Sudah seharusnya perintah konstitusi dilaksanakan karena perintah konstitusi itu bersifat imperative. Berbagai peraturan perundangan dan praktek legislative atau praktek relasi antara eksekutif dan legislative hendaknya disesuaikan seperti yang dimaksudkan oleh UUD 1945 hasil Perubahan Pertama sampai Perubahan Keempat. .
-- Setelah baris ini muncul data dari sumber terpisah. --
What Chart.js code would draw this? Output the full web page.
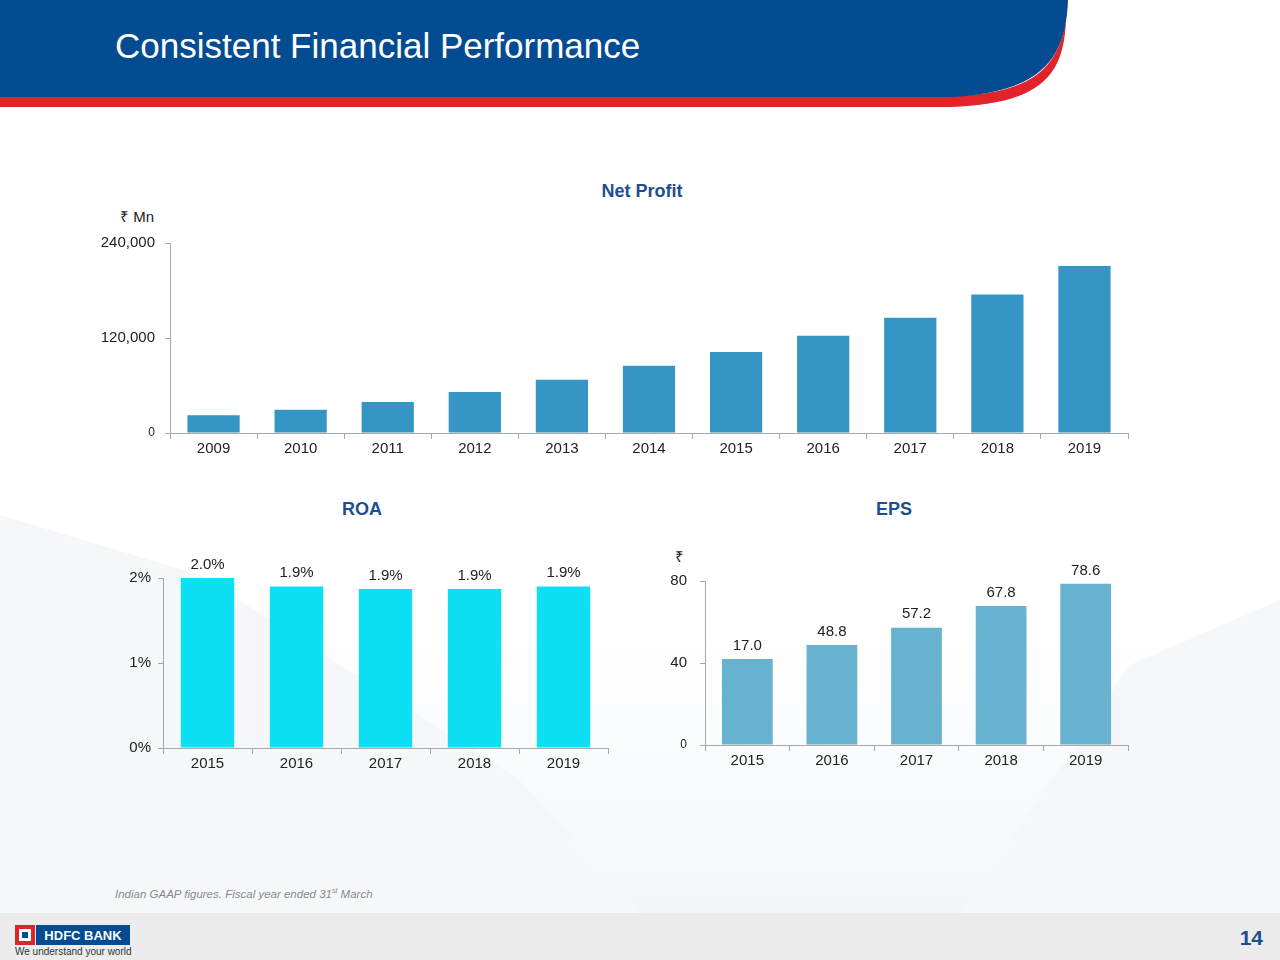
<!DOCTYPE html>
<html>
<head>
<meta charset="utf-8">
<script src="https://cdn.jsdelivr.net/npm/chart.js@4"></script>
<style>
  html, body { margin: 0; padding: 0; }
  body { width: 1280px; height: 960px; position: relative; overflow: hidden; background: #fff;
         font-family: "Liberation Sans", Arial, sans-serif; color: #222; }
  .abs { position: absolute; }
  .head { position: absolute; left: 115px; top: 26px; font-size: 35px; color: #fff; }
  .sec { position: absolute; font-weight: bold; font-size: 18px; color: #1d4f8e; transform: translateX(-50%); }
  .unit { position: absolute; font-size: 15px; color: #222; }
  canvas { position: absolute; }
  .note { position: absolute; left: 115px; top: 887px; font-size: 11.5px; font-style: italic; color: #8a8a8a; }
  .footer { position: absolute; left: 0; top: 913px; width: 1280px; height: 47px; background: #ececec; }
  .page { position: absolute; right: 17px; top: 926px; font-size: 21px; font-weight: bold; color: #1d4f8e; }
</style>
</head>
<body>
<svg class="abs" style="left:0;top:0" width="1280" height="960">
  <defs>
    <linearGradient id="fade" x1="0" y1="0" x2="0" y2="1">
      <stop offset="0" stop-color="#f6f8fb" stop-opacity="0"/>
      <stop offset="1" stop-color="#f3f6f9" stop-opacity="1"/>
    </linearGradient>
  </defs>
  <rect x="0" y="600" width="1280" height="313" fill="url(#fade)"/>
  <polygon points="0,515 200,575 520,780 640,913 0,913" fill="#f5f7fa"/>
  <polygon points="1280,600 1130,665 960,913 1280,913" fill="#f5f7fa"/>
  <path d="M0,96 H950 C1030,94 1058,70 1066,20 C1064,75 1042,104 950,107 H0 Z" fill="#e1242b"/>
  <path d="M0,0 H1068 C1066,55 1045,93 950,97 H0 Z" fill="#034c91"/>
</svg>
<div class="head">Consistent Financial Performance</div>

<div class="sec" style="left:642px;top:181px">Net Profit</div>
<div class="unit" style="left:120px;top:206px">₹ Mn</div>
<canvas id="net" style="left:80px;top:224px" width="1060" height="239"></canvas>

<div class="sec" style="left:362px;top:499px">ROA</div>
<canvas id="roa" style="left:100px;top:540px" width="518" height="238"></canvas>

<div class="sec" style="left:894px;top:499px">EPS</div>
<div class="unit" style="left:675px;top:546px">₹</div>
<canvas id="eps" style="left:640px;top:540px" width="500" height="235"></canvas>

<div class="note">Indian GAAP figures. Fiscal year ended 31<sup style="font-size:7px">st</sup> March</div>
<div class="footer"></div>
<svg class="abs" style="left:15px;top:925px" width="120" height="22">
  <rect x="0" y="0" width="20" height="20" fill="#e1242b"/>
  <rect x="4" y="4" width="12" height="12" fill="#fff"/>
  <rect x="7" y="7" width="6" height="6" fill="#034c91"/>
  <rect x="21" y="0" width="94" height="20" fill="#034c91"/>
  <text x="68" y="15" text-anchor="middle" font-family="Liberation Sans, Arial" font-weight="bold" font-size="13" fill="#fff">HDFC BANK</text>
</svg>
<div class="abs" style="left:15px;top:946px;font-size:10px;color:#333">We understand your world</div>
<div class="page">14</div>

<script>
const netYears = ["2009", "2010", "2011", "2012", "2013", "2014", "2015", "2016", "2017", "2018", "2019"];
const netProfit = [22400, 29500, 39300, 51700, 67300, 84800, 102200, 123000, 145500, 174900, 210800];
const netTicks = [0, 120000, 240000];

const roaYears = ["2015", "2016", "2017", "2018", "2019"];
const roaValues = [2.0, 1.9, 1.87, 1.87, 1.9];
const roaLabels = ["2.0%", "1.9%", "1.9%", "1.9%", "1.9%"];

const epsYears = ["2015", "2016", "2017", "2018", "2019"];
const epsValues = [42.0, 48.8, 57.2, 67.8, 78.6];
const epsLabels = ["17.0", "48.8", "57.2", "67.8", "78.6"];

Chart.defaults.font.family = '"Liberation Sans", Arial, sans-serif';
Chart.defaults.color = "#222";
Chart.defaults.animation = false;

const axisColor = "#a8a8a8";

// draws the text above each bar
const barLabels = {
  id: "barLabels",
  afterDatasetsDraw(chart, args, opts) {
    if (!opts.texts) return;
    const ctx = chart.ctx;
    const meta = chart.getDatasetMeta(0);
    ctx.save();
    ctx.font = "15px " + Chart.defaults.font.family;
    ctx.fillStyle = "#222";
    ctx.textAlign = "center";
    ctx.textBaseline = "bottom";
    meta.data.forEach((bar, i) => {
      ctx.fillText(opts.texts[i], bar.x, bar.y - opts.gap);
    });
    ctx.restore();
  },
};

function makeChart(id, labels, values, color, opts) {
  return new Chart(document.getElementById(id), {
    type: "bar",
    data: {
      labels: labels,
      datasets: [{
        data: values,
        backgroundColor: color,
        categoryPercentage: 1.0,
        barPercentage: 0.6,
      }],
    },
    options: {
      responsive: false,
      layout: { padding: { top: opts.padTop, right: opts.padRight, left: 0, bottom: 0 } },
      plugins: {
        legend: { display: false },
        tooltip: { enabled: false },
        barLabels: { texts: opts.texts, gap: 6 },
      },
      scales: {
        x: {
          afterFit: (s) => { s.height = 30; },
          grid: { drawOnChartArea: false, color: axisColor, tickLength: 6, offset: true },
          border: { color: axisColor },
          ticks: { font: { size: 15 }, padding: 1, color: "#222" },
        },
        y: {
          min: opts.min,
          max: opts.max,
          afterFit: (s) => { s.width = opts.yWidth; },
          afterBuildTicks: (s) => { s.ticks = opts.ticks.map((v) => ({ value: v })); },
          grid: { drawOnChartArea: false, color: axisColor, tickLength: 5 },
          border: { color: axisColor },
          ticks: {
            padding: opts.tickPad,
            color: "#222",
            font: (c) => ({ size: c.tick && c.tick.value === 0 && opts.smallZero ? 12 : 15 }),
            callback: opts.fmt,
          },
        },
      },
    },
    plugins: [barLabels],
  });
}

makeChart("net", netYears, netProfit, "#3596c6", {
  padTop: 1, padRight: 12, yWidth: 90, tickPad: 10,
  min: 0, max: 240000, ticks: netTicks, smallZero: true,
  fmt: (v) => v.toLocaleString("en-US"),
  texts: null,
});

makeChart("roa", roaYears, roaValues, "#0ddff5", {
  padTop: 38, padRight: 10, yWidth: 63, tickPad: 7,
  min: 0, max: 2, ticks: [0, 1, 2], smallZero: false,
  fmt: (v) => v + "%",
  texts: roaLabels,
});

makeChart("eps", epsYears, epsValues, "#67b2cf", {
  padTop: 41, padRight: 12, yWidth: 65, tickPad: 13,
  min: 0, max: 80, ticks: [0, 40, 80], smallZero: true,
  fmt: (v) => String(v),
  texts: epsLabels,
});
</script>
</body>
</html>
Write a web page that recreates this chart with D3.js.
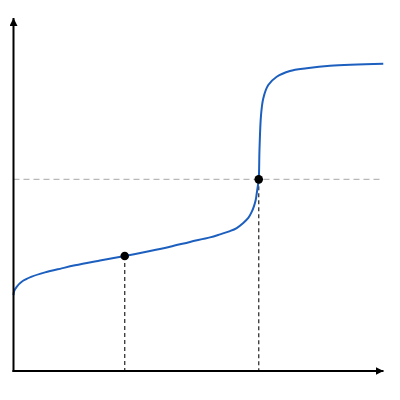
<!DOCTYPE html>
<html>
<head>
<meta charset="utf-8">
<script src="https://cdn.jsdelivr.net/npm/d3@7"></script>
<style>
html,body{margin:0;padding:0;background:#fff;}
svg{display:block;}
</style>
</head>
<body>
<svg id="chart" width="400" height="400"></svg>
<script>
// Titration curve: volume added (mL) vs pH
const volume = [0, 0.09, 0.43, 1.11, 2.46, 4.26, 6.51, 8.31, 11.69, 15.03, 18.45, 21.15, 23.85, 26.55, 27.91, 29.26, 30.16, 31.05, 31.73, 32.19, 32.50, 32.73, 32.86, 33.00, 33.14, 33.24, 33.45, 33.76, 34.43, 35.57, 37.36, 39.62, 42.77, 49.97];
const pH     = [3.01, 3.17, 3.34, 3.54, 3.74, 3.91, 4.07, 4.19, 4.38, 4.56, 4.76, 4.93, 5.12, 5.30, 5.42, 5.55, 5.67, 5.87, 6.07, 6.31, 6.54, 6.78, 7.02, 7.30, 7.60, 8.77, 10.15, 10.82, 11.34, 11.67, 11.90, 12.01, 12.11, 12.19];
const markedVolume = [15.03, 33.14];
const markedPH = [4.56, 7.60];
const equivalencePH = 7.60;

const svg = d3.select("#chart");
const x = d3.scaleLinear().domain([0, 50]).range([13.5, 383.5]);
const y = d3.scaleLinear().domain([0, 14]).range([371, 18]);

const defs = svg.append("defs");
defs.append("marker")
  .attr("id", "arrow")
  .attr("viewBox", "0 0 10 10")
  .attr("refX", 10).attr("refY", 5)
  .attr("markerWidth", 8).attr("markerHeight", 8)
  .attr("markerUnits", "userSpaceOnUse")
  .attr("orient", "auto")
  .append("path").attr("d", "M0,0 L10,5 L0,10 Z").attr("fill", "#000");

// horizontal dashed line at equivalence pH
svg.append("line")
  .attr("x1", x(0)).attr("x2", x(50))
  .attr("y1", y(equivalencePH)).attr("y2", y(equivalencePH))
  .attr("stroke", "#b8b8b8").attr("stroke-width", 1.2)
  .attr("stroke-dasharray", "6,4");

// vertical dashed drop lines
svg.selectAll(".drop").data(markedVolume.map((v, i) => ({v, p: markedPH[i]})))
  .enter().append("line")
  .attr("x1", d => x(d.v)).attr("x2", d => x(d.v))
  .attr("y1", d => y(d.p)).attr("y2", y(0))
  .attr("stroke", "#333").attr("stroke-width", 1.3)
  .attr("stroke-dasharray", "4,3");

// curve
const pts = volume.map((v, i) => [v, pH[i]]);
svg.append("path")
  .datum(pts)
  .attr("fill", "none")
  .attr("stroke", "#1c5fbe")
  .attr("stroke-width", 2)
  .attr("d", d3.line().x(d => x(d[0])).y(d => y(d[1])).curve(d3.curveCatmullRom.alpha(0.5)));

// axes
svg.append("line")
  .attr("x1", x(0)).attr("x2", x(0))
  .attr("y1", y(0) + 1).attr("y2", y(14))
  .attr("stroke", "#000").attr("stroke-width", 2)
  .attr("marker-end", "url(#arrow)");
svg.append("line")
  .attr("x1", x(0) - 1).attr("x2", x(50))
  .attr("y1", y(0)).attr("y2", y(0))
  .attr("stroke", "#000").attr("stroke-width", 2)
  .attr("marker-end", "url(#arrow)");

// marked points
svg.selectAll(".pt").data(markedVolume.map((v, i) => ({v, p: markedPH[i]})))
  .enter().append("circle")
  .attr("cx", d => x(d.v)).attr("cy", d => y(d.p))
  .attr("r", 4.3).attr("fill", "#000");
</script>
</body>
</html>
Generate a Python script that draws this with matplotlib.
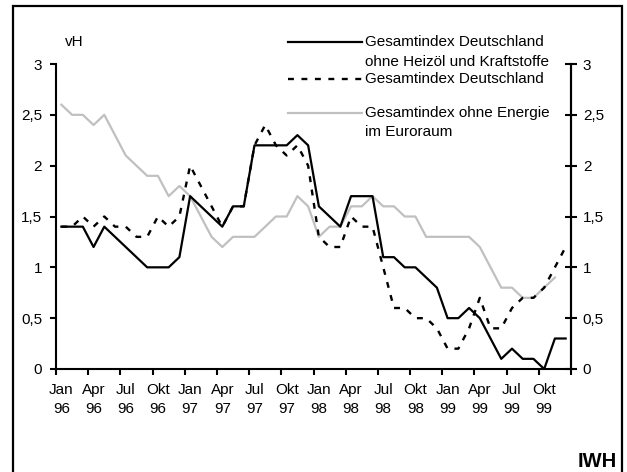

[1] Perdebatan di Panitia Ad Hoc I BP MPR (1999-2002) mengenai seberapa jauh kewenangan legislasi yang akan diberikan konstitusi kepada DPD dapat dilihat dalam Valina Singka Subekti. ‘Menyusun Konstitusi Transisi: Pergulatan Kepentingan dan Pemikrian dalam Proses Perubahan UUD 1945’, Jakarta: Rajagrafindo, 2008.
[2] Menganai praktek yang eksesif ini dapat dilihat dalam makalah Jakob Tobing, “Refleksi Atas Penyelenggaraan Sistem Pemerintahan Menurut UUD 1945 Setelah Perubahan”, disampaikan dalam Diskusi Tokoh, Kerjasama Forum Konstitusi dan Mahkamah Konstitusi. Jakarta, 17 Desember 2008.
[3] Lihat makalahValina Singka Subekti, “Sistem Perwakilan di Indonesia”, disampaikan dalam Seminar mengenai Amandemen UUD 1945 yang diselenggarakan Komisi Hukum Nasional, Jakarta, Agustus 2008.